Rose received the Gold Medal of the Archaeological Institute of America in 2015. He has also received fellowships from the American Academy in Rome, the American Academy in Berlin, the National Endowment for the Humanities, the American Council of Learned Societies, the Samuel H. Kress Foundation, the Loeb Classical Library Foundation, the Institute for Advanced Study at Princeton, and the American Research Institute in Turkey. In 1994, he and his collaborator, Manfred Korfmann, received the Max Planck Prize of the Alexander von Humboldt Foundation. In 2012 he was elected to the American Academy of Arts and Sciences, and he is a corresponding member of the German Archaeological Institute and the Austrian Archaeological Institute.

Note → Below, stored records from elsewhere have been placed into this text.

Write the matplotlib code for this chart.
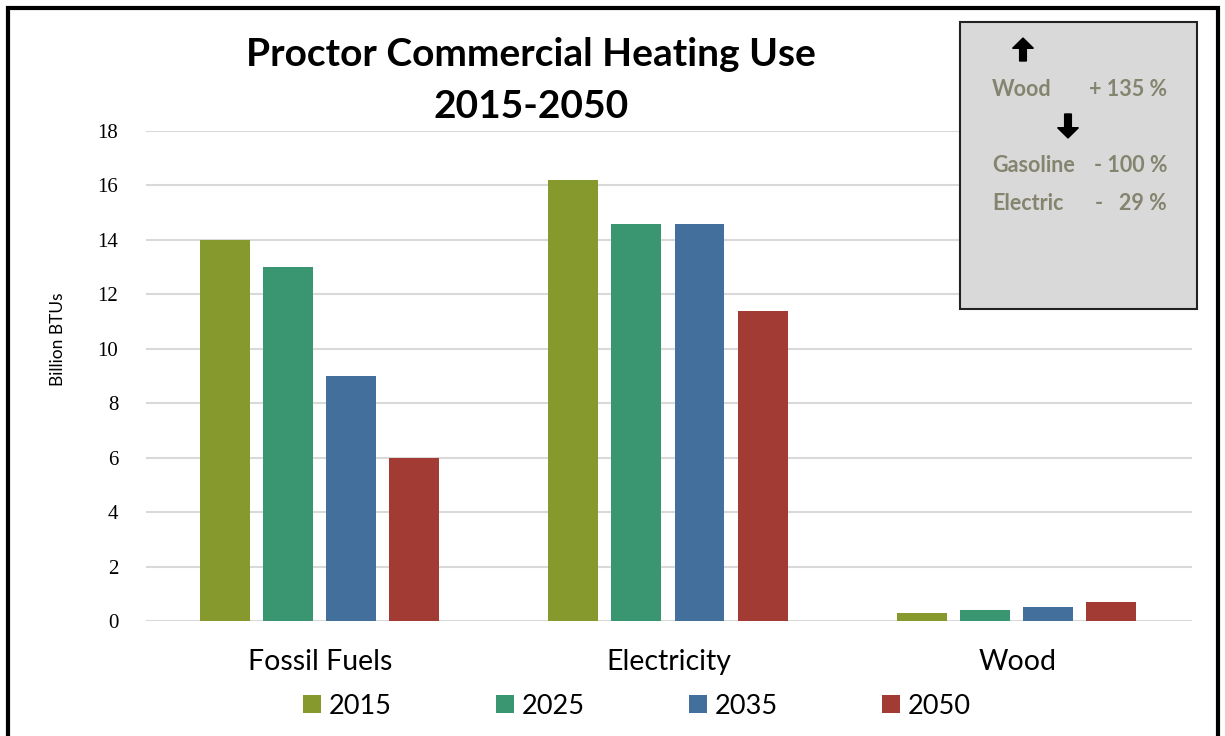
import numpy as np
import matplotlib.pyplot as plt
from matplotlib.patches import Rectangle, FancyArrow

categories = ["Fossil Fuels", "Electricity", "Wood"]
years = ["2015", "2025", "2035", "2050"]
v2015 = [14.0, 16.2, 0.31]
v2025 = [13.0, 14.6, 0.41]
v2035 = [9.0, 14.6, 0.53]
v2050 = [6.0, 11.4, 0.71]
colors = ["#86992C", "#3A9670", "#436F9D", "#A23B34"]

note_items = ["Wood", "Gasoline", "Electric"]
note_values = ["+ 135 %", "- 100 %", "-   29 %"]

fig = plt.figure(figsize=(12.25, 7.36), dpi=100)
W, H = 1225, 736

def fx(px):
    return px / W

def fy(py):
    return 1 - py / H

ax = fig.add_axes([fx(146), fy(621), fx(1192) - fx(146), fy(131) - fy(621)])

x = np.arange(len(categories))
width = 0.143
step = 0.181
series = [v2015, v2025, v2035, v2050]
for i, (vals, col, yr) in enumerate(zip(series, colors, years)):
    ax.bar(x + (i - 1.5) * step - 0.003, vals, width, color=col, label=yr, zorder=3)

ax.set_xlim(-0.5, 2.5)
ax.set_ylim(0, 18)
ax.set_yticks(range(0, 19, 2))
ax.set_yticklabels([str(t) for t in range(0, 19, 2)], family="Liberation Serif", fontsize=15)
ax.set_xticks(x)
ax.set_xticklabels(categories, family="Lato", fontsize=20.5)
ax.tick_params(length=0)
ax.tick_params(axis="y", pad=20)
ax.tick_params(axis="x", pad=20)
ax.grid(axis="y", color="#d9d9d9", lw=1.5, zorder=0)
for s in ax.spines.values():
    s.set_visible(False)
ax.set_ylabel("Billion BTUs", family="Lato", fontsize=12.5)
ax.yaxis.set_label_coords((66 - 146) / (1192 - 146), (621 - 339) / 490)

fig.text(fx(531), fy(55), "Proctor Commercial Heating Use", ha="center", va="center",
         family="Lato", fontweight="bold", fontsize=28)
fig.text(fx(531), fy(106), "2015-2050", ha="center", va="center",
         family="Lato", fontweight="bold", fontsize=28)

leg = fig.legend(loc="center", bbox_to_anchor=(fx(637), fy(706)), ncol=4, frameon=False,
                 prop={"family": "Lato", "size": 19.5}, handlelength=0.65, handleheight=0.65,
                 columnspacing=3.85, handletextpad=0.3)

# outer frame
fig.patches.append(Rectangle((fx(8), -0.05), fx(1218) - fx(8), fy(8) + 0.05,
                             transform=fig.transFigure, fill=False, ec="black", lw=3))

# note box
fig.patches.append(Rectangle((fx(960), fy(309)), fx(1197) - fx(960), fy(22) - fy(309),
                             transform=fig.transFigure, fc="#d9d9d9", ec="#222222", lw=1.5))
note_col = "#84846f"
ys = [89, 165, 203]
for item, val, yy in zip(note_items, note_values, ys):
    fig.text(fx(992), fy(yy), item, ha="left", va="center", family="Lato",
             fontweight="bold", fontsize=15.5, color=note_col)
    fig.text(fx(1167), fy(yy), val, ha="right", va="center", family="Lato",
             fontweight="bold", fontsize=15.5, color=note_col)

fig.patches.append(FancyArrow(fx(1023), fy(61), 0, fy(38) - fy(61), width=0.0055,
                              head_width=0.017, head_length=0.014, length_includes_head=True,
                              transform=fig.transFigure, color="black"))
fig.patches.append(FancyArrow(fx(1068), fy(114), 0, fy(138) - fy(114), width=0.0055,
                              head_width=0.017, head_length=0.014, length_includes_head=True,
                              transform=fig.transFigure, color="black"))

fig.savefig("out.png", dpi=100)
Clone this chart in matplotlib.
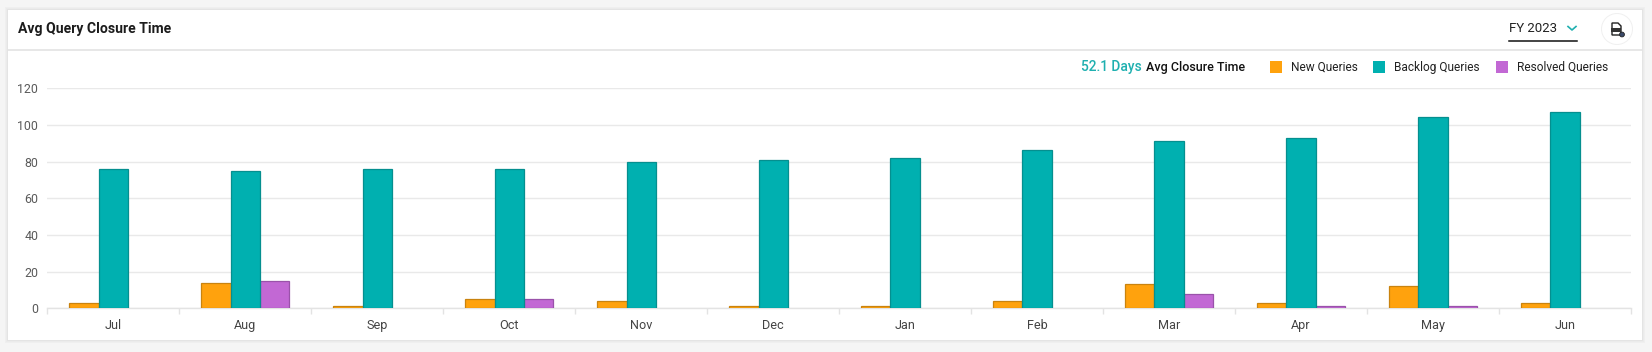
#!/bin/python

import matplotlib
matplotlib.use("Agg")
import numpy as np
import matplotlib.pyplot as plt
from matplotlib.patches import Rectangle, Circle, Polygon

plt.rcParams['font.family'] = ['Roboto', 'DejaVu Sans']

months = ["Jul", "Aug", "Sep", "Oct", "Nov", "Dec", "Jan", "Feb", "Mar", "Apr", "May", "Jun"]
new_queries = [3, 14, 1, 5, 4, 1, 1, 4, 13, 3, 12, 3]
backlog_queries = [76, 75, 76, 76, 80, 81, 82, 86.4, 91.3, 93, 104.6, 107.3]
resolved_queries = [0, 15, 0, 5, 0, 0, 0, 0, 8, 1, 1, 0]
y_ticks = [0, 20, 40, 60, 80, 100, 120]

W, H = 1652, 352
ORANGE, ORANGE_EDGE = "#ffa20d", "#c9830f"
TEAL, TEAL_EDGE = "#00b0b0", "#058f8f"
PURPLE, PURPLE_EDGE = "#c268d4", "#9a52aa"

fig = plt.figure(figsize=(W / 100, H / 100), dpi=100, facecolor="#f5f5f5")

# page layer in pixel coordinates, y going down
page = fig.add_axes([0, 0, 1, 1])
page.set_xlim(0, W)
page.set_ylim(H, 0)
page.axis("off")

# soft shadow round the card
for grow, shade in [(3, "#efefef"), (2, "#ebebeb"), (1, "#e4e4e4")]:
    page.add_patch(Rectangle((8 - grow, 10 - grow), 1634 + 2 * grow, 330 + 2 * grow,
                             facecolor=shade, edgecolor="none"))
page.add_patch(Rectangle((8, 10), 1634, 330, facecolor="white", edgecolor="none"))
page.plot([8, 1642], [49.5, 49.5], color="#e3e3e3", lw=1.2)

page.text(18, 29.5, "Avg Query Closure Time", fontsize=10.1, fontweight="bold",
          color="#1c1c1c", va="center")

# year selector
page.text(1509, 28.5, "FY 2023", fontsize=9.5, color="#222222", va="center")
page.plot([1568, 1572, 1576], [26.5, 30, 26.5], color="#1fb0b0", lw=1.2)
page.plot([1509, 1577], [40.5, 40.5], color="#111111", lw=1.1)

# export button
page.add_patch(Circle((1617, 29), 16, facecolor="#f0f0f0", edgecolor="none"))
page.add_patch(Circle((1617, 29), 15, facecolor="white", edgecolor="none"))
page.add_patch(Polygon([(1612, 23), (1618, 23), (1621, 26), (1621, 35), (1612, 35)],
                       closed=True, facecolor="white", edgecolor="#222222", lw=1))
page.add_patch(Rectangle((1611, 27.5), 10, 4.5, facecolor="#333333", edgecolor="none"))
page.add_patch(Circle((1622, 34.5), 2.4, facecolor="#3a4a6a", edgecolor="#222222", lw=0.6))

# summary and legend
legend_y = 66.5
text_y = legend_y + 0.8
page.text(1081, text_y, "52.1 Days", fontsize=9.9, fontweight="medium", color="#1fb0b0", va="center")
page.text(1146, text_y, "Avg Closure Time", fontsize=9.0, fontweight="medium", color="#111111", va="center")
for swatch_x, text_x, label, colour in [(1270, 1291, "New Queries", ORANGE),
                                        (1373, 1394, "Backlog Queries", TEAL),
                                        (1496, 1517, "Resolved Queries", PURPLE)]:
    page.add_patch(Rectangle((swatch_x, legend_y - 6), 12, 12, facecolor=colour, edgecolor="none"))
    page.text(text_x, text_y, label, fontsize=8.6, color="#222222", va="center")

# chart
left, right, top, bottom = 47.3, 1631, 88.3, 308.3
ax = fig.add_axes([left / W, 1 - bottom / H, (right - left) / W, (bottom - top) / H])
ax.patch.set_alpha(0)
x = np.arange(len(months))
bar_width = 0.222
ax.bar(x - bar_width, new_queries, bar_width, color=ORANGE, edgecolor=ORANGE_EDGE, linewidth=0.9, zorder=3)
ax.bar(x, backlog_queries, bar_width, color=TEAL, edgecolor=TEAL_EDGE, linewidth=0.9, zorder=4)
ax.bar(x + bar_width, [v if v else np.nan for v in resolved_queries], bar_width,
       color=PURPLE, edgecolor=PURPLE_EDGE, linewidth=0.9, zorder=3)

ax.set_xlim(-0.5, len(months) - 0.5)
ax.set_ylim(0, 120)
ax.set_yticks(y_ticks)
ax.set_xticks(x)
ax.set_xticklabels(months)
ax.set_xticks(np.arange(len(months) + 1) - 0.5, minor=True)
ax.grid(axis="y", color="#e9e9e9", lw=1, zorder=0)
ax.set_axisbelow(True)
for side in ["top", "left", "right"]:
    ax.spines[side].set_visible(False)
ax.spines["bottom"].set_color("#e3e3e3")
ax.spines["bottom"].set_linewidth(1)
ax.tick_params(axis="y", length=0, pad=6.5, labelsize=8.9, labelcolor="#5a5a5a")
ax.tick_params(axis="x", which="major", length=0, pad=7.5, labelsize=9.1, labelcolor="#444444")
ax.tick_params(axis="x", which="minor", length=4, width=1, color="#e3e3e3")

fig.savefig("out.png", dpi=100, facecolor=fig.get_facecolor())
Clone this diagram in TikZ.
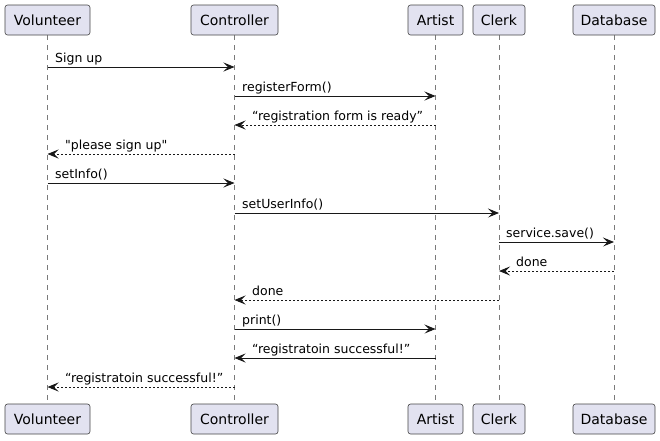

His publications have focused on the archaeological sites of Troy and Gordion, and on the political and artistic relationship between Rome and the provinces. For over a decade, Rose offered pre-deployment education and training for armed-forces personnel bound for Iraq and Afghanistan to emphasize cultural heritage awareness and protection. Soldiers learn about the regions’ historical backgrounds, heritage and resources, site recognition, emergency salvage, and conservation. For over a decade he served on the advisory council of the Iraqi Institute for the Conservation of Antiquities and Heritage, and continues to serve on the board of directors of the Council of American Overseas Research Centers (CAORC).

==Bibliography==
- Dynastic Commemoration and Imperial Portraiture in the Julio-Claudian Period. (1997) Cambridge University Press. ISBN 0521453828
- "Forging Identity in the Roman Republic: Veristic Portraiture and Trojan Ancestry," in the proceedings of the joint American Academy in Rome/British School in Rome conference Role Models: Identity and Assimilation in the Roman World and in Early Modern Italy, Rome, March 2003. (2008) University of Michigan Press, 97-131. ISBN 0472115898
- Charles Brian Rose; G Darbyshire (Eds.). The new chronology of Iron Age Gordion. Philadelphia : University of Pennsylvania Museum of Archaeology and Anthropology, 2011. ISBN 9781934536551.
- The Archaeology of Greek and Roman Troy. Cambridge University Press, 2014. ISBN 9780521762076.
- "The Archaeology of Phrygian Gordion, Royal City of Midas". Philadelphia : University of Pennsylvania Museum of Archaeology and Anthropology, 2012. ISBN 9781934536483.
- Troia 1987-2012. Grabungen und Forschungen I: Forschungsgeschichte, Methoden, und Landschaft, (co-editor with Ernst Pernicka and Peter Jablonka). Habelt Verlag, 2014. ISBN 9783774939028.
- “The Parthians in Augustan Rome,” American Journal of Archaeology 109 (2005), 21-75.